= Material =

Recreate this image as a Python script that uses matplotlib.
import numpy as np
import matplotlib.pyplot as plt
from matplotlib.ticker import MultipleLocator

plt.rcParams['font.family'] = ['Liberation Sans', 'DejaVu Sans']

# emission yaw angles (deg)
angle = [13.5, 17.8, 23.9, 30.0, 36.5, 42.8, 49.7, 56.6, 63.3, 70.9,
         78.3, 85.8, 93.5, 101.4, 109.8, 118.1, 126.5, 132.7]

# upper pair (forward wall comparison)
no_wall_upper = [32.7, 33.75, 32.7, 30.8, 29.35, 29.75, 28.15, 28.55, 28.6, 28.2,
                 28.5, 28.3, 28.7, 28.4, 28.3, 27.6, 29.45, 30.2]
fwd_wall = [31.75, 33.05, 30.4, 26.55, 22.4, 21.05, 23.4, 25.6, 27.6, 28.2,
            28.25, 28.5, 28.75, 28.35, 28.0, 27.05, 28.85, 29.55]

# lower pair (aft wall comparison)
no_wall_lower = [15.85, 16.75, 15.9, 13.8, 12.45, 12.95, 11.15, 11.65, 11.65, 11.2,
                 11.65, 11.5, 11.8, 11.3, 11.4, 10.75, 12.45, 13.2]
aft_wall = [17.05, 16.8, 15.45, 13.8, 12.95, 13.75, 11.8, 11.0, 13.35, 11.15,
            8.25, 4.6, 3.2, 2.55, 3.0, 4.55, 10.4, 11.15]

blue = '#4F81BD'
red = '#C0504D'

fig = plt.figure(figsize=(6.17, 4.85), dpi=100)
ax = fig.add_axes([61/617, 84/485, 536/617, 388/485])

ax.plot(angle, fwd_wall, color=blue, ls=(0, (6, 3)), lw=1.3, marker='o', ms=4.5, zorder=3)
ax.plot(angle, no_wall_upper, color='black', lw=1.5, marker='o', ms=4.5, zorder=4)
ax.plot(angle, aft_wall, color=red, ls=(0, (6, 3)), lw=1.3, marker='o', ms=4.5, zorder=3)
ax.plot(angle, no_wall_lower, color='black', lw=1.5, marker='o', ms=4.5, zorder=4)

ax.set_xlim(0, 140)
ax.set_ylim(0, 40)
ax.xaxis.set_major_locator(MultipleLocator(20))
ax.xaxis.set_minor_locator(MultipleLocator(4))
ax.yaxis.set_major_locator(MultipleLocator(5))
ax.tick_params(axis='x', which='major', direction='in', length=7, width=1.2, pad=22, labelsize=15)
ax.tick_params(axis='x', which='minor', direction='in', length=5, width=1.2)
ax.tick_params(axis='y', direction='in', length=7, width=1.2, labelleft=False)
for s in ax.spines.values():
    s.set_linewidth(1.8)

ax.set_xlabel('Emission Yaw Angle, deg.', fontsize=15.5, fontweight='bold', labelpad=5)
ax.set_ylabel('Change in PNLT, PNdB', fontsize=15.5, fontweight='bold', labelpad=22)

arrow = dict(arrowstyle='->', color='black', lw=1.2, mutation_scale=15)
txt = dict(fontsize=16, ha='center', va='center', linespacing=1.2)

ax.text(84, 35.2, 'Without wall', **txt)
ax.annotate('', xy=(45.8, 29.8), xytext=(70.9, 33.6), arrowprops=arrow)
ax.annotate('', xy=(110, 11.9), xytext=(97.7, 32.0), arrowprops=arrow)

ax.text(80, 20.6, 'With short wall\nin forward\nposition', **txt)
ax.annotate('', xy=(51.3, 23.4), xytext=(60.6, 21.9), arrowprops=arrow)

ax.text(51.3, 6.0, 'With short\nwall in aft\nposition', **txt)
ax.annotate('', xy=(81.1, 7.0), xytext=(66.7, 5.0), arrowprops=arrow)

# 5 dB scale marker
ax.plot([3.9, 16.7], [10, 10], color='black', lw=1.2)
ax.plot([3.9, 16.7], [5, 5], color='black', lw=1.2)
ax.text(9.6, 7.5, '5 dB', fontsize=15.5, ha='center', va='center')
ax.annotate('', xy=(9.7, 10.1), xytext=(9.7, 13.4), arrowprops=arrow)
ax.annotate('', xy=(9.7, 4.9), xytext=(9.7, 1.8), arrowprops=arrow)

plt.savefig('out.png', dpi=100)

= Objective =
Restate the listing exactly, starting at its first line and ending at the line where "78.3, 85.8, 93.5, 101.4, 109.8, 118.1, 126.5, 132.7]" occurs; include both and no other lines.

= Reply =
Recreate this image as a Python script that uses matplotlib.
import numpy as np
import matplotlib.pyplot as plt
from matplotlib.ticker import MultipleLocator

plt.rcParams['font.family'] = ['Liberation Sans', 'DejaVu Sans']

# emission yaw angles (deg)
angle = [13.5, 17.8, 23.9, 30.0, 36.5, 42.8, 49.7, 56.6, 63.3, 70.9,
         78.3, 85.8, 93.5, 101.4, 109.8, 118.1, 126.5, 132.7]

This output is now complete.